Abstract

ABSTRACT William Smith (1769–1839) chose large scale topographic manuscript maps for recording his field observations. Those for the northeastern counties of Durham and Northumberland were at one inch to the mile. They were made by Andrew Armstrong, and published in 1768 and 1769, respectively. The copies acquired by Smith, and colored and annotated by him, are the only early large–scale manuscript maps to have survived. They offer a rare insight into how he carried out fieldwork in counties that were unfamiliar to him, as he began work on what would become his celebrated map of England and Wales with Part of Scotland, first published in 1815. The Durham map has a near complete delineation of the strata, but the Northumberland map has little more than an outline. The stratum Millstone Grit was added on both maps, and the ‘stratum’ Whinstone on the Northumberland map.
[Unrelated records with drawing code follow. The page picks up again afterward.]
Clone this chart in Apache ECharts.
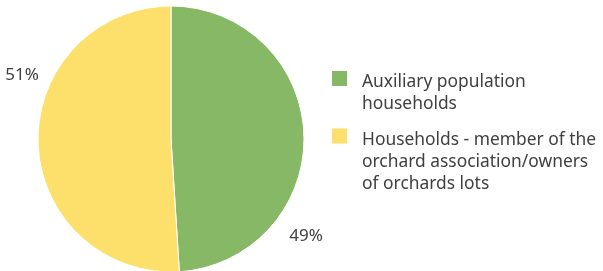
<!DOCTYPE html>
<html>
<head>
<meta charset="utf-8">
<script src="https://cdn.jsdelivr.net/npm/echarts@6/dist/echarts.min.js"></script>
<style>
  html, body { margin: 0; padding: 0; background: #fff; }
  #main { width: 603px; height: 271px; }
</style>
</head>
<body>
<div id="main"></div>
<script>
const categories = [
  'Auxiliary population\nhouseholds',
  'Households - member of the\norchard association/owners\nof orchards lots'
];
const shares = [49, 51];
const colors = ['#86B866', '#FCE06B'];

const myChart = echarts.init(document.getElementById('main'));

const textColor = '#404040';
const font = 'Noto Sans';
const lineH = 22;
const drop = 4; // first text line sits a little below the square's centre

// the legend centres the whole text block on the square, so put one blank
// line on top that pushes line one down level with the square
function legendText(name) {
  const lines = name.split('\n');
  const tag = lines.length === 2 ? 'b2' : 'b3';
  return ['{' + tag + '| }'].concat(lines.map((l) => '{t|' + l + '}')).join('\n');
}

function makeLegend(name, top) {
  return {
    data: [name],
    orient: 'vertical',
    left: 332,
    top: top,
    padding: 0,
    icon: 'rect',
    itemWidth: 15,
    itemHeight: 15,
    itemStyle: { borderWidth: 0 },
    formatter: legendText,
    textStyle: {
      color: textColor,
      fontFamily: font,
      fontSize: 17.4,
      lineHeight: lineH,
      rich: {
        t: {
          color: textColor,
          fontFamily: font,
          fontSize: 17.4,
          lineHeight: lineH,
          padding: [0, 0, 0, 10],
        },
        b2: { fontSize: 4, lineHeight: lineH + 2 * drop },
        b3: { fontSize: 4, lineHeight: 2 * lineH + 2 * drop },
      },
    },
  };
}

const option = {
  animation: false,
  color: colors,
  legend: [makeLegend(categories[0], 41.5), makeLegend(categories[1], 77)],
  series: [
    {
      type: 'pie',
      center: [171, 139],
      radius: 133,
      startAngle: 90,
      clockwise: true,
      avoidLabelOverlap: false,
      itemStyle: {
        borderColor: '#fff',
        borderWidth: 1,
      },
      label: {
        show: true,
        position: 'outside',
        formatter: '{c}%',
        color: textColor,
        fontFamily: font,
        fontSize: 17,
        overflow: 'none',
      },
      labelLine: { show: false, length: 4, length2: 0 },
      labelLayout: (params) => {
        if (params.dataIndex === 0) {
          return { x: 306, y: 236, align: 'center', verticalAlign: 'middle' };
        }
        return { x: 22, y: 75, align: 'center', verticalAlign: 'middle' };
      },
      emphasis: { scale: false },
      data: categories.map((name, i) => ({ name: name, value: shares[i] })),
    },
  ],
};

myChart.setOption(option);
</script>
</body>
</html>
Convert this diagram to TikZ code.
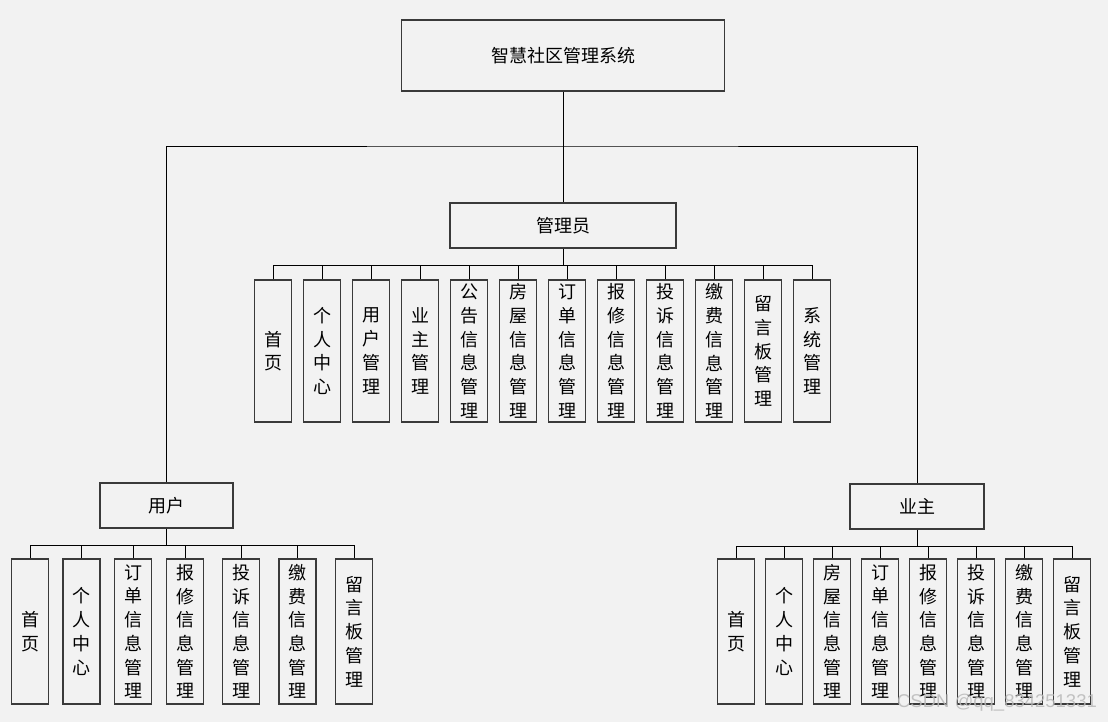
\documentclass[tikz,border=0pt]{standalone}
\usepackage{fontspec}
\setmainfont{Noto Sans CJK SC}
\newfontfamily\wmfont{Liberation Sans}
\definecolor{bgc}{HTML}{F2F2F2}
\definecolor{edge}{HTML}{3A3A3A}
\begin{document}
\begin{tikzpicture}[x=1pt,y=-1pt,
  box/.style={draw=edge, line width=1.1pt, fill=bgc, rectangle, inner sep=0pt, font=\fontsize{18}{22}\selectfont},
  vbox/.style={box, minimum width=37pt, align=center, font=\fontsize{18}{23.7}\selectfont},
  link/.style={draw=black, line width=0.9pt}]
\fill[bgc] (0,0) rectangle (1108,722);
\useasboundingbox (0,0) rectangle (1108,722);

% top level
\node[box, minimum width=323pt, minimum height=71pt] (root) at (563,55.5) {智慧社区管理系统};
\node[box, minimum width=226pt, minimum height=45pt] (admin) at (563,225.5) {管理员};
\node[box, minimum width=133pt, minimum height=45pt] (user) at (166.5,505.5) {用户};
\node[box, minimum width=134pt, minimum height=45pt] (owner) at (917,506.5) {业主};

\coordinate (j) at (563,146);
\draw[link] (root.south) -- (admin.north);
\draw[link] (user.north) |- (j) -| (owner.north);

% admin children
\coordinate (abus) at (563,265);
\draw[link] (admin.south) -- (abus);
\foreach \i/\x/\t in {1/273/首\\页, 2/322/个\\人\\中\\心, 3/371/用\\户\\管\\理, 4/420/业\\主\\管\\理,
  5/469/公\\告\\信\\息\\管\\理, 6/518/房\\屋\\信\\息\\管\\理, 7/567/订\\单\\信\\息\\管\\理,
  8/616/报\\修\\信\\息\\管\\理, 9/665/投\\诉\\信\\息\\管\\理, 10/714/缴\\费\\信\\息\\管\\理,
  11/763/留\\言\\板\\管\\理, 12/812/系\\统\\管\\理} {
  \node[vbox, minimum height=142pt] (a\i) at (\x,351) {\t};
  \draw[link] (a\i.north) |- (abus);
}

% user children
\coordinate (ubus) at (166.5,545.5);
\draw[link] (user.south) -- (ubus);
\foreach \i/\x/\t in {1/30/首\\页, 2/81.5/个\\人\\中\\心, 3/133/订\\单\\信\\息\\管\\理,
  4/185/报\\修\\信\\息\\管\\理, 5/241/投\\诉\\信\\息\\管\\理, 6/297.5/缴\\费\\信\\息\\管\\理,
  7/354/留\\言\\板\\管\\理} {
  \node[vbox, minimum height=145pt] (u\i) at (\x,631.5) {\t};
  \draw[link] (u\i.north) |- (ubus);
}

% owner children
\coordinate (obus) at (917,546.5);
\draw[link] (owner.south) -- (obus);
\foreach \i/\x/\t in {1/736/首\\页, 2/784/个\\人\\中\\心, 3/832/房\\屋\\信\\息\\管\\理,
  4/880/订\\单\\信\\息\\管\\理, 5/928/报\\修\\信\\息\\管\\理, 6/976/投\\诉\\信\\息\\管\\理,
  7/1024/缴\\费\\信\\息\\管\\理, 8/1072/留\\言\\板\\管\\理} {
  \node[vbox, minimum height=145pt] (o\i) at (\x,631.5) {\t};
  \draw[link] (o\i.north) |- (obus);
}

% watermark
\node[text=gray!55, opacity=0.85, font=\wmfont\fontsize{18.5}{20}\selectfont, inner sep=0pt] (wm) at (997,703) {CSDN @qq\_834251331};
\end{tikzpicture}
\end{document}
These were omitted from Smith's 1815 map. On each map, Armstrong plotted lead mines and coal mines then operating. Smith made use of these, particularly on the Northumberland manuscript map. Armstrong gave names to several features on his Northumberland map, which hinted at some mining activity there. This did not escape Smith’s notice. In 1821 Smith, and his nephew John Phillips, began a fresh survey of northern England for the county maps that would form part VI of Smith’s New Geological Atlas. Some information was carried over from the early manuscript maps to later manuscript maps, for which the topographic county maps by John Cary were the base maps. This included some of the geological information that Armstrong had printed.